:: Data shown ::
--------------------
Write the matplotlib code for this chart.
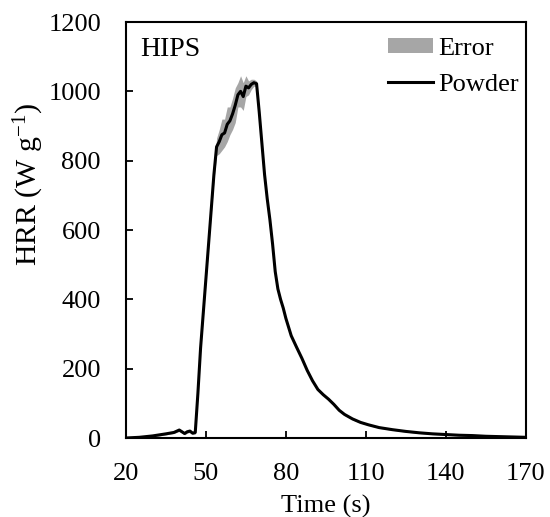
import matplotlib
matplotlib.use("Agg")
import matplotlib.pyplot as plt
import numpy as np
from matplotlib.patches import Patch
from matplotlib.lines import Line2D

plt.rcParams["font.family"] = ["Liberation Serif", "DejaVu Serif"]
plt.rcParams["mathtext.fontset"] = "custom"
plt.rcParams["mathtext.rm"] = "Liberation Serif"
plt.rcParams["mathtext.default"] = "regular"

# Heat release rate of HIPS powder (mean) and its error half-width
time_s = [20, 25, 30, 35, 38, 40, 41, 42, 43, 44, 45, 46, 47, 48, 49, 50, 51, 52, 53,
          54, 55, 56, 57, 58, 59, 60, 61, 62, 63, 64, 65, 66, 67, 68, 69, 70, 71, 72,
          73, 74, 75, 76, 77, 78, 79, 80, 82, 84, 86, 88, 90, 92, 94, 96, 98, 100,
          102, 105, 108, 111, 115, 120, 125, 130, 135, 140, 145, 150, 155, 160, 165, 170]
hrr_powder = [0, 2, 6, 12, 16, 23, 18, 13, 18, 20, 14, 16, 130, 260, 360, 460, 560, 660, 760,
              840, 855, 875, 880, 905, 915, 935, 960, 990, 1000, 985, 1015, 1010, 1020, 1025, 1022, 940, 850, 760,
              690, 630, 560, 480, 430, 400, 375, 345, 295, 262, 230, 195, 165, 140, 125, 112, 97, 80,
              68, 55, 45, 38, 30, 24, 19, 15, 12, 10, 8, 7, 5, 4, 3, 2]
hrr_error = [2, 2, 3, 3, 3, 4, 4, 4, 4, 4, 4, 5, 8, 10, 12, 12, 14, 15, 18,
             25, 35, 45, 40, 50, 40, 45, 50, 35, 45, 40, 30, 20, 15, 10, 8, 6, 6, 6,
             5, 5, 5, 5, 5, 5, 4, 4, 4, 4, 4, 4, 3, 3, 3, 3, 3, 3,
             3, 3, 2, 2, 2, 2, 2, 2, 2, 2, 2, 2, 2, 2, 2, 2]

x_ticks = [20, 50, 80, 110, 140, 170]
y_ticks = [0, 200, 400, 600, 800, 1000, 1200]

t = np.array(time_s)
y = np.array(hrr_powder)
e = np.array(hrr_error)

fig = plt.figure(figsize=(5.5, 5.17), dpi=100)
ax = fig.add_axes([0.229, 0.1528, 0.727, 0.8046])

ax.fill_between(t, y - e, y + e, color="#a6a6a6", linewidth=0, zorder=1)
ax.plot(t, y, color="black", linewidth=2.2, zorder=2)

ax.set_xlim(20, 170)
ax.set_ylim(0, 1200)
ax.set_xticks(x_ticks)
ax.set_yticks(y_ticks)
ax.tick_params(axis="both", direction="in", length=5, width=1.3, labelsize=19,
               top=False, right=False)
ax.tick_params(axis="x", pad=18)
ax.tick_params(axis="y", pad=18)
for sp in ax.spines.values():
    sp.set_linewidth(1.5)

ax.set_xlabel("Time (s)", fontsize=19, labelpad=7)
ax.set_ylabel(r"HRR (W g$^{-1}$)", fontsize=21.5, va="center")
ax.yaxis.set_label_coords(-0.2425, 0.61)

ax.text(0.035, 0.935, "HIPS", transform=ax.transAxes, fontsize=20,
        ha="left", va="center")

handles = [Patch(facecolor="#a6a6a6", edgecolor="none"),
           Line2D([0], [0], color="black", linewidth=2.2)]
ax.legend(handles, ["Error", "Powder"], loc="upper right", frameon=False,
          fontsize=19, handlelength=1.7, handleheight=0.5, handletextpad=0.2,
          labelspacing=0.53, borderaxespad=0.0, borderpad=0.25,
          bbox_to_anchor=(1.0, 0.978))

fig.savefig("out.png", dpi=100)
--------------------
:: Stated task ::
Copy out each line word for word, please, skipping the images.

:: Answer in full ::
Write the matplotlib code for this chart.
import matplotlib
matplotlib.use("Agg")
import matplotlib.pyplot as plt
import numpy as np
from matplotlib.patches import Patch
from matplotlib.lines import Line2D

plt.rcParams["font.family"] = ["Liberation Serif", "DejaVu Serif"]
plt.rcParams["mathtext.fontset"] = "custom"
plt.rcParams["mathtext.rm"] = "Liberation Serif"
plt.rcParams["mathtext.default"] = "regular"

# Heat release rate of HIPS powder (mean) and its error half-width
time_s = [20, 25, 30, 35, 38, 40, 41, 42, 43, 44, 45, 46, 47, 48, 49, 50, 51, 52, 53,
          54, 55, 56, 57, 58, 59, 60, 61, 62, 63, 64, 65, 66, 67, 68, 69, 70, 71, 72,
          73, 74, 75, 76, 77, 78, 79, 80, 82, 84, 86, 88, 90, 92, 94, 96, 98, 100,
          102, 105, 108, 111, 115, 120, 125, 130, 135, 140, 145, 150, 155, 160, 165, 170]
hrr_powder = [0, 2, 6, 12, 16, 23, 18, 13, 18, 20, 14, 16, 130, 260, 360, 460, 560, 660, 760,
              840, 855, 875, 880, 905, 915, 935, 960, 990, 1000, 985, 1015, 1010, 1020, 1025, 1022, 940, 850, 760,
              690, 630, 560, 480, 430, 400, 375, 345, 295, 262, 230, 195, 165, 140, 125, 112, 97, 80,
              68, 55, 45, 38, 30, 24, 19, 15, 12, 10, 8, 7, 5, 4, 3, 2]
hrr_error = [2, 2, 3, 3, 3, 4, 4, 4, 4, 4, 4, 5, 8, 10, 12, 12, 14, 15, 18,
             25, 35, 45, 40, 50, 40, 45, 50, 35, 45, 40, 30, 20, 15, 10, 8, 6, 6, 6,
             5, 5, 5, 5, 5, 5, 4, 4, 4, 4, 4, 4, 3, 3, 3, 3, 3, 3,
             3, 3, 2, 2, 2, 2, 2, 2, 2, 2, 2, 2, 2, 2, 2, 2]

x_ticks = [20, 50, 80, 110, 140, 170]
y_ticks = [0, 200, 400, 600, 800, 1000, 1200]

t = np.array(time_s)
y = np.array(hrr_powder)
e = np.array(hrr_error)

fig = plt.figure(figsize=(5.5, 5.17), dpi=100)
ax = fig.add_axes([0.229, 0.1528, 0.727, 0.8046])

ax.fill_between(t, y - e, y + e, color="#a6a6a6", linewidth=0, zorder=1)
ax.plot(t, y, color="black", linewidth=2.2, zorder=2)

ax.set_xlim(20, 170)
ax.set_ylim(0, 1200)
ax.set_xticks(x_ticks)
ax.set_yticks(y_ticks)
ax.tick_params(axis="both", direction="in", length=5, width=1.3, labelsize=19,
               top=False, right=False)
ax.tick_params(axis="x", pad=18)
ax.tick_params(axis="y", pad=18)
for sp in ax.spines.values():
    sp.set_linewidth(1.5)

ax.set_xlabel("Time (s)", fontsize=19, labelpad=7)
ax.set_ylabel(r"HRR (W g$^{-1}$)", fontsize=21.5, va="center")
ax.yaxis.set_label_coords(-0.2425, 0.61)

ax.text(0.035, 0.935, "HIPS", transform=ax.transAxes, fontsize=20,
        ha="left", va="center")

handles = [Patch(facecolor="#a6a6a6", edgecolor="none"),
           Line2D([0], [0], color="black", linewidth=2.2)]
ax.legend(handles, ["Error", "Powder"], loc="upper right", frameon=False,
          fontsize=19, handlelength=1.7, handleheight=0.5, handletextpad=0.2,
          labelspacing=0.53, borderaxespad=0.0, borderpad=0.25,
          bbox_to_anchor=(1.0, 0.978))

fig.savefig("out.png", dpi=100)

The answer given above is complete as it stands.